By omitting the diagonal pairs where \(i=j\), the upper bound attained in the Lean development is \(2^k\) rather than \(2^{k+1}\) as in our case.

The diagonal pairs can safely be ignored in the development by Dillies and Mehta, since they formalise the equitable version of Szemerédi’s Regularity Lemma, Theorem 6: if there are enough parts in the partition, then the proportion of pairs that are diagonal can be made small.

We are grateful to Timothy Gowers, who in a private email clarified this discrepancy between the two approaches. He moreover stated that he finds the non-equitable version that we formalised more mathematically natural: e.g. if the graph is quasirandom, partitioning it arbitrarily into enough parts to allow ignoring the diagonal contributions looks artificial when you can just take a single part. Gowers added that he is not aware of any practical applications where equitability would be required.

Dillies and Mehta followed a different route than we did from Szemerédi’s Regularity Lemma to Roth’s Theorem: via the Corners Theorem. A corner in \({\mathbb {Z}}^2\) is a three-element set of the form

$$\begin{aligned} \{(x,y), (x+d,y), (x,y+d)\} \end{aligned}$$

with \(d > 0\). The Corners Theorem states that every corner-free subset of \([N]^2\) has size \(o(N^2)\). It has a short proof using the Triangle Removal Lemma and leads fairly directly to Roth’s Theorem. As already sketched above, we followed a route via the Diamond-Free Lemma, Corollary 1 (also referred to in the literature as a Ruzsa–Szemerédi bound).

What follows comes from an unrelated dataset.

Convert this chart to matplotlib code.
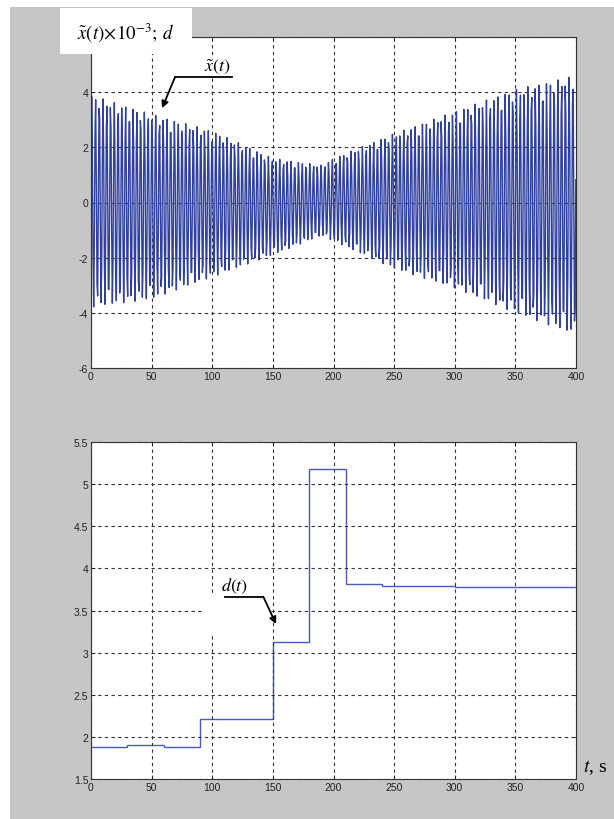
import numpy as np
import matplotlib
matplotlib.use("Agg")
import matplotlib.pyplot as plt
from matplotlib.patches import Rectangle

plt.rcParams['mathtext.fontset'] = 'stix'
plt.rcParams['font.family'] = ['Liberation Sans', 'DejaVu Sans']

# envelope of x~(t) (x1e-3)
env_t = [0, 50, 100, 150, 190, 200, 250, 300, 350, 400]
env_hi = [3.9, 3.2, 2.6, 1.6, 1.35, 1.6, 2.5, 3.3, 4.1, 4.6]
env_lo = [-3.8, -3.5, -2.7, -1.9, -1.2, -1.4, -2.4, -3.1, -4.0, -4.8]
period = 3.1  # s, spacing of the spikes
dt = 0.55     # s, sampling step of the record

# d(t) piecewise constant
d_edges = [0, 30, 60, 90, 150, 180, 210, 240, 300, 400]
d_vals = [1.88, 1.90, 1.88, 2.21, 3.13, 5.18, 3.82, 3.79, 3.78]

xticks = [0, 50, 100, 150, 200, 250, 300, 350, 400]
yticks_top = [-6, -4, -2, 0, 2, 4, 6]
yticks_bot = [1.5, 2, 2.5, 3, 3.5, 4, 4.5, 5, 5.5]

W, H = 614, 820
fig = plt.figure(figsize=(W / 100, H / 100), dpi=100, facecolor='white')
fig.patches.append(Rectangle((10 / W, 0), 604 / W, 812 / H, transform=fig.transFigure,
                             facecolor='#c6c6c6', edgecolor='none', zorder=-10))

def fx(px):
    return px / W

def fy(py):
    return 1 - py / H

ax1 = fig.add_axes([fx(91), fy(369), (576 - 91) / W, (369 - 38) / H])
ax2 = fig.add_axes([fx(91), fy(780), (576 - 91) / W, (780 - 443) / H])

t = np.arange(0, 400.001, dt)
hi = np.interp(t, env_t, env_hi)
lo = np.interp(t, env_t, env_lo)
x = 0.5 * (hi + lo) + 0.5 * (hi - lo) * np.sin(2 * np.pi * t / period + 0.3)
ax1.plot(t, x, color='#3040a0', lw=1.0)

ax2.stairs(d_vals, d_edges, color='#4a5ac4', lw=1.0, baseline=None)

grid_kw = dict(color='#333333', linestyle=(0, (3, 3)), linewidth=0.8)
for ax, yt in ((ax1, yticks_top), (ax2, yticks_bot)):
    ax.set_facecolor('white')
    ax.set_xlim(0, 400)
    ax.set_xticks(xticks)
    ax.set_yticks(yt)
    ax.grid(True, **grid_kw)
    ax.tick_params(direction='in', length=3, width=0.6, labelsize=7.5,
                   colors='#222222', top=True, right=True, pad=2)
    for s in ax.spines.values():
        s.set_linewidth(0.8)
        s.set_color('#333333')
ax1.set_yticklabels(['%g' % v if v != 6 else '' for v in yticks_top])
ax2.set_yticklabels(['%g' % v for v in yticks_bot])
ax1.set_ylim(-6, 6)
ax2.set_ylim(1.5, 5.5)

# label box at the top left
fig.patches.append(Rectangle((fx(60), fy(55)), 132 / W, 46 / H, transform=fig.transFigure,
                             facecolor='white', edgecolor='none', zorder=5))
fig.text(fx(125), fy(33), r'$\tilde{x}(t)\!\times\!10^{-3};\, d$', fontsize=13.5,
         ha='center', va='center', zorder=6)

# annotations
ax1.text(103.9, 4.95, r'$\tilde{x}(t)$', fontsize=13, ha='center', va='center',
         bbox=dict(facecolor='white', edgecolor='none', pad=1), zorder=4)
ax1.plot([116.3, 69.3], [4.545, 4.545], color='black', lw=1.3, zorder=5)
ax1.annotate('', xy=(58.6, 3.42), xytext=(69.3, 4.545),
             arrowprops=dict(arrowstyle='-|>', color='black', lw=1.3, mutation_scale=10,
                             shrinkA=0, shrinkB=0), zorder=5)

ax2.add_patch(Rectangle((92, 3.22), 55, 0.45, facecolor='white', edgecolor='none', zorder=2.5))
ax2.text(118.8, 3.8, r'$d(t)$', fontsize=13, ha='center', va='center', zorder=4)
ax2.plot([110.5, 142.1], [3.664, 3.664], color='black', lw=1.3, zorder=5)
ax2.annotate('', xy=(152.6, 3.34), xytext=(142.1, 3.664),
             arrowprops=dict(arrowstyle='-|>', color='black', lw=1.3, mutation_scale=10,
                             shrinkA=0, shrinkB=0), zorder=5)

fig.text(fx(583), fy(768), r'$t$, s', fontsize=14, family='Liberation Serif',
         ha='left', va='center')

fig.savefig('out.png', dpi=100, facecolor='white')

Finally, it is worth mentioning that although the Isabelle/HOL type system is much simpler than Lean’s (the latter uses dependent types), we never had to exercise any ingenuity in regard to types.

7 Conclusions

Szemerédi’s Regularity Lemma and Roth’s Theorem on Arithmetic Progressions are regarded as major results and our announcement of their formalisation was greeted enthusiastically [2]. And yet, the formalisation was almost straightforward, the main difficulties stemming from ambiguities in our sources compounded by our unwise refusal to consult available experts. The formalisations are relatively short: about 1000 lines for Szemerédi’s Regularity Lemma and 1500 for Roth’s Theorem. Zhao’s exposition of the two theorems takes up about six pages for each. A rough calculation yields a de Bruijn factor (the ratio of the sizes of the formalised material over the original material) of about four for both developments. This sort of mathematics is clearly suitable for formalisation, and in view of the minor inaccuracies we discovered in standard presentations, there is some value in doing so.